15:44 22-10-2025

Russia Reportedly Mass-Producing Grom Glide Bombs

© Минобороны России / t.me/mod_russia

Ukraine reports Russia is mass-producing Grom glide bombs with upgraded guidance modules, capable of striking up to 200 km, experts assess impact.

Ukrainian intelligence says Russia has moved into serial production of aerial bombs fitted with upgraded universal planning-and-correction modules (UMPK), and Kyiv claims the new munitions can reach distances up to 200 kilometres.

According to Ukrainian reports, the munitions are being fielded under the names Grom-1 and Grom-2 and have already seen combat use. Prosecutors in the Kharkov region say the Russian Aerospace Forces carried out the first recorded strike with such a weapon on the city of Lozovaya, a strike that — by their account — involved an air-dropped bomb travelling more than 130 kilometres.

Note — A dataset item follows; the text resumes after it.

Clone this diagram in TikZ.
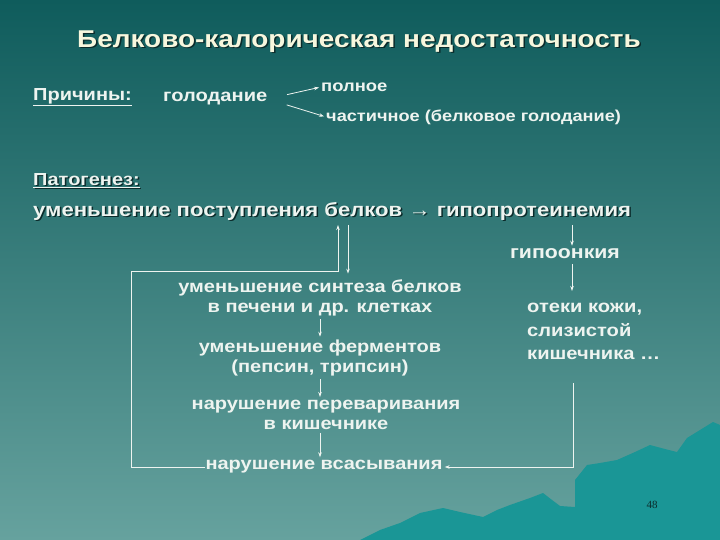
\documentclass[tikz,border=0pt]{standalone}
\usepackage{fontspec}
\setmainfont{Liberation Sans}[FakeStretch=1.15]
\newfontfamily\pagefont{Liberation Serif}
\usetikzlibrary{positioning,arrows.meta}

\definecolor{txt}{HTML}{EEF4F0}
\definecolor{ttl}{HTML}{F7F7DE}
\definecolor{shd}{HTML}{0B2B2B}
\definecolor{bgtop}{HTML}{0F5C5C}
\definecolor{bgbot}{HTML}{66A29E}
\definecolor{hill}{HTML}{1A9696}

\newcommand\shadowed[1]{\makebox[0pt][l]{\hspace{1.5pt}\raisebox{-1.5pt}{\color{shd}#1}}#1}

\begin{document}
\begin{tikzpicture}[x=1pt, y=-1pt,
    lbl/.style = {text=txt, inner sep=0pt, font=\bfseries\fontsize{17.4}{20}\selectfont},
    arr/.style = {draw=txt, line width=0.8pt, -{Stealth[length=5pt,width=3.5pt]}}]
        % background and hills
        \shade[top color=bgtop, bottom color=bgbot] (0,0) rectangle (720,540);
        \fill[hill] (360,540) -- (380,530) -- (400,523) -- (420,513) -- (443,508) -- (460,512)
              -- (483,517) -- (497,510) -- (510,505) -- (530,498) -- (543,493) -- (552,500)
              -- (560,506) -- (575,507) -- (575,480) -- (587,465) -- (600,463) -- (617,460)
              -- (635,452) -- (650,445) -- (665,449) -- (677,452) -- (687,438) -- (700,430)
              -- (713,422) -- (720,425) -- (720,540) -- cycle;

        \node[lbl, text=ttl, font=\bfseries\fontsize{24.3}{28}\selectfont] at (359,42) (title) {\shadowed{Белково-калорическая недостаточность}};

        \node[lbl, anchor=west] at ( 33, 97) (prich) {\underline{Причины:}};
        \node[lbl, anchor=west, font=\bfseries\fontsize{17.5}{20}\selectfont] at (163, 99) (golod) {голодание};
        \node[lbl, anchor=west, font=\bfseries\fontsize{16}{20}\selectfont] at (321, 87) (poln)  {полное};
        \node[lbl, anchor=west, font=\bfseries\fontsize{15.8}{20}\selectfont] at (326,117) (chast) {частичное (белковое голодание)};

        \node[lbl, anchor=west] at ( 33,181) (patog) {\shadowed{\underline{Патогенез:}}};
        \node[lbl, anchor=west, font=\bfseries\fontsize{19.2}{22}\selectfont] at (33,212) (supply) {\shadowed{уменьшение поступления белков}};
        \node[lbl, anchor=base west, font=\bfseries\fontsize{19.2}{22}\selectfont, xshift=2.5pt] at (supply.base east) (hypo) {\shadowed{\hspace{3.5pt}→ гипопротеинемия}};

        \node[lbl, font=\bfseries\fontsize{18.5}{22}\selectfont] at (565,254) (gipo) {гипоонкия};
        \node[lbl, anchor=north west, align=left, font=\bfseries\fontsize{17.5}{23.5}\selectfont] at (527,303) (oteki) {отеки кожи,\\слизистой\\кишечника …};

        \node[lbl, align=center] at (320,298) (synth)  {уменьшение синтеза белков\\в печени и др. клетках};
        \node[lbl, align=center] at (320,358) (ferm)   {уменьшение ферментов\\(пепсин, трипсин)};
        \node[lbl, align=center] at (326,415) (digest) {нарушение переваривания\\в кишечнике};
        \node[lbl]               at (324,467) (absorb) {нарушение всасывания};

        \node[text=shd, font=\pagefont\fontsize{11}{13}\selectfont] at (652,505) (page) {48};

        \coordinate (lb) at (131,467);
        \coordinate (lt) at (131,271);
        \coordinate (rt) at (573,383);
        \coordinate (rb) at (573,467);

        \draw[arr, shorten <=20pt, shorten >=2pt] (golod.east) -- (poln.west);
        \draw[arr, shorten <=20pt, shorten >=2pt] (golod.east) -- (chast.west);

        \draw[arr, shorten <=3pt, shorten >=3pt] (synth.south) -- (synth.south |- ferm.north);
        \draw[arr, shorten <=3pt, shorten >=3pt] (synth.south |- ferm.south) -- (synth.south |- digest.north);
        \draw[arr, shorten <=3pt, shorten >=3pt] (synth.south |- digest.south) -- (synth.south |- absorb.north);

        \draw[arr, shorten <=3pt, shorten >=6pt] (348,0 |- supply.south) -- (348,0 |- synth.north);
        \draw[arr, shorten >=3pt] (absorb.west) -- (lb) -- (lt) -- (338,271) -- (338,0 |- supply.south);

        \draw[arr, shorten <=3pt, shorten >=3pt] (572,0 |- hypo.south) -- (572,0 |- gipo.north);
        \draw[arr, shorten <=5pt, shorten >=12pt] (572,0 |- gipo.south) -- (572,0 |- oteki.north);
        \draw[arr, shorten >=2pt] (rt) -- (rb) -- (absorb.east);
      \end{tikzpicture}
\end{document}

Retired Colonel Mikhail Khodarenok, writing for Gazeta.ru, assessed the weapons and offered a measured reading of the public claims. He suggested the Grom-½ could be a hybrid that combines elements of the Kh-38 supersonic missile and the FAB-500 gliding bomb. He also noted the project name «Grom» was first mentioned by the corporation Takticheskoye Raketnoye Vooruzhenie at the MAKS airshow in 2015.

Khodarenok warned, however, that a single apparent strike does not by itself prove a new munition can change the operational picture. In his analysis he argued that meaningful use of a weapon of this type would require three operational ingredients to be present at once: surprise, mass, and sustained application. He wrote that without all three, the tactical or strategic impact would be negligible.

To produce a serious effect, he said, Moscow would need to run large-scale, tightly secret serial production; build up substantial stockpiles at operational-tactical aviation bases; and then employ the weapons en masse — ideally, several thousand in a short window — with precise concentration on critical targets such as railway infrastructure in frontline areas, and in close coordination with land and naval offensives. Only under those conditions, he concluded, could the new munition meaningfully shift the operational-strategic balance.